## begin COLLECTED MATERIAL

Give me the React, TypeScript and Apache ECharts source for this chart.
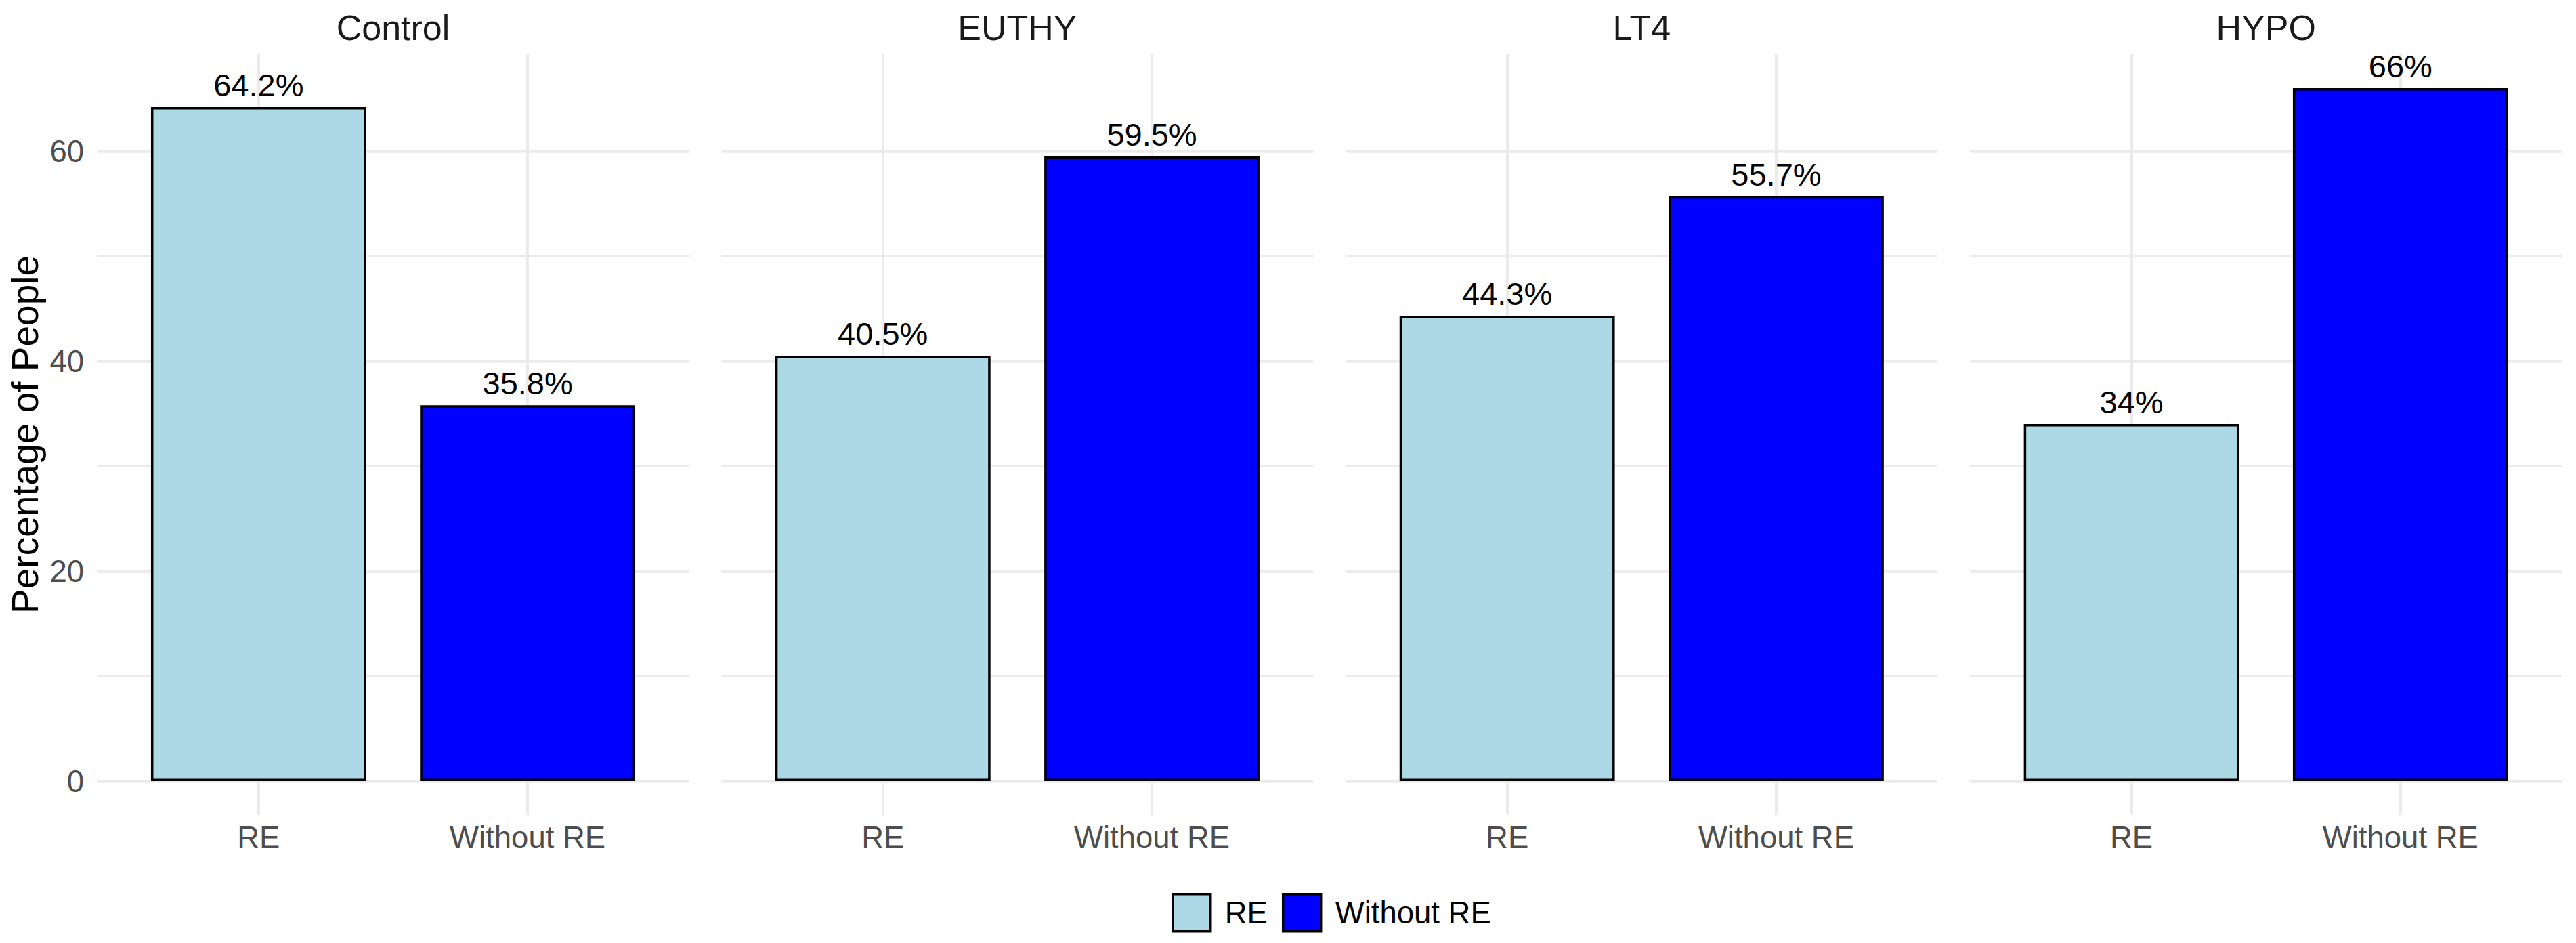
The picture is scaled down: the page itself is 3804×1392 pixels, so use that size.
import React, { useEffect, useRef } from 'react';
import * as echarts from 'echarts';

const panels = ['Control', 'EUTHY', 'LT4', 'HYPO'];
const categories = ['RE', 'Without RE'];
const reValues = [64.2, 40.5, 44.3, 34];
const withoutReValues = [35.8, 59.5, 55.7, 66];
const seriesNames = ['RE', 'Without RE'];
const seriesColors = ['#ADD8E6', '#0000FF'];
const yTickStep = 20;
const yTitle = 'Percentage of People';

export default function App() {
  const ref = useRef<HTMLDivElement>(null);
  useEffect(() => {
    const chart = echarts.init(ref.current!, null, { renderer: 'svg' });
    const FONT = '"Liberation Sans", Arial, Helvetica, sans-serif';
    const panelLeft0 = 143.5;
    const panelW = 874;
    const panelStep = 921.9;
    const top = 78.9;
    const zeroY = 1153;
    const h = zeroY - top;
    const yMax = Math.max(...reValues, ...withoutReValues) * 1.05;
    const unit = panelW / 2.2;
    const grid: any[] = [];
    const xAxis: any[] = [];
    const yAxis: any[] = [];
    const series: any[] = [];
    const graphic: any[] = [];
    const gridColor = '#EBEBEB';

    panels.forEach((p, i) => {
      const pl = panelLeft0 + i * panelStep;
      grid.push({ left: pl, top, width: panelW, height: h });
      grid.push({ left: pl + 0.6 * unit, top, width: unit, height: h });
      xAxis.push({ gridIndex: 2 * i, type: 'value', min: 0, max: 1, show: false });
      xAxis.push({
        gridIndex: 2 * i + 1,
        type: 'category',
        data: categories,
        boundaryGap: false,
        axisLine: { show: false },
        axisTick: { show: true, interval: 0, length: 50, lineStyle: { color: gridColor, width: 4 } },
        axisLabel: {
          interval: 0, margin: 60.5, fontSize: 45.5, lineHeight: 45.5,
          color: '#4D4D4D', fontFamily: FONT,
        },
        splitLine: { show: true, interval: 0, lineStyle: { color: gridColor, width: 4 } },
      });
      yAxis.push({
        gridIndex: 2 * i,
        type: 'value',
        min: 0,
        max: yMax,
        interval: yTickStep,
        axisLine: { show: false },
        axisTick: { show: false },
        axisLabel: {
          show: i === 0,
          margin: 19.5,
          fontSize: 45.5,
          lineHeight: 45.5,
          color: '#4D4D4D',
          fontFamily: FONT,
          formatter: (v: number) => (Math.abs(v % yTickStep) < 1e-9 ? String(v) : ''),
        },
        splitLine: { show: true, showMaxLine: false, lineStyle: { color: gridColor, width: 4.5 } },
        minorTick: { show: false, splitNumber: 2 },
        minorSplitLine: { show: true, lineStyle: { color: gridColor, width: 2.3 } },
      });
      yAxis.push({ gridIndex: 2 * i + 1, type: 'value', min: 0, max: yMax, show: false });

      const vals = [reValues[i], withoutReValues[i]];
      seriesNames.forEach((name, k) => {
        series.push({
          name,
          type: 'bar',
          xAxisIndex: 2 * i + 1,
          yAxisIndex: 2 * i + 1,
          stack: 'p' + i,
          barWidth: '80%',
          clip: false,
          data: categories.map((_, c) => (c === k ? vals[k] : '-')),
          itemStyle: { color: seriesColors[k], borderColor: '#000', borderWidth: 3.5 },
          emphasis: { disabled: true },
          label: {
            show: true,
            position: 'top',
            distance: 9,
            formatter: (pr: any) => pr.value + '%',
            fontSize: 47,
            lineHeight: 47,
            color: '#000',
            fontFamily: FONT,
          },
        });
      });

      graphic.push({
        type: 'text',
        x: pl + panelW / 2,
        y: 41,
        style: {
          text: p, fontSize: 52, fontFamily: FONT, fill: '#1A1A1A',
          align: 'center', verticalAlign: 'middle',
        },
      });
    });

    graphic.push({
      type: 'text',
      x: 37,
      y: top + (zeroY + 51 - top) / 2,
      rotation: Math.PI / 2,
      style: {
        text: yTitle, fontSize: 55, fontFamily: FONT, fill: '#000',
        align: 'center', verticalAlign: 'middle',
      },
    });

    chart.setOption({
      animation: false,
      backgroundColor: '#FFFFFF',
      grid,
      xAxis,
      yAxis,
      series,
      graphic,
      legend: {
        data: seriesNames,
        left: 1725,
        top: 1313,
        itemWidth: 56,
        itemHeight: 55,
        itemGap: 21,
        icon: 'rect',
        selectedMode: false,
        itemStyle: { borderColor: '#000', borderWidth: 3.5 },
        textStyle: { fontSize: 45.5, color: '#000', fontFamily: FONT, padding: [0, 0, 0, 16] },
      },
    });
    return () => chart.dispose();
  }, []);
  return (
    <div
      ref={ref}
      style={{ position: 'absolute', left: 0, top: 0, width: 3804, height: 1392, background: '#fff' }}
    />
  );
}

## end COLLECTED MATERIAL

# AIM
Write out, word for word, the lines from the start of the data through the one holding "const yTitle = 'Percentage of People';". Omit pictures.

# RESULT FOR THIS TASK
Give me the React, TypeScript and Apache ECharts source for this chart.
The picture is scaled down: the page itself is 3804×1392 pixels, so use that size.
import React, { useEffect, useRef } from 'react';
import * as echarts from 'echarts';

const panels = ['Control', 'EUTHY', 'LT4', 'HYPO'];
const categories = ['RE', 'Without RE'];
const reValues = [64.2, 40.5, 44.3, 34];
const withoutReValues = [35.8, 59.5, 55.7, 66];
const seriesNames = ['RE', 'Without RE'];
const seriesColors = ['#ADD8E6', '#0000FF'];
const yTickStep = 20;
const yTitle = 'Percentage of People';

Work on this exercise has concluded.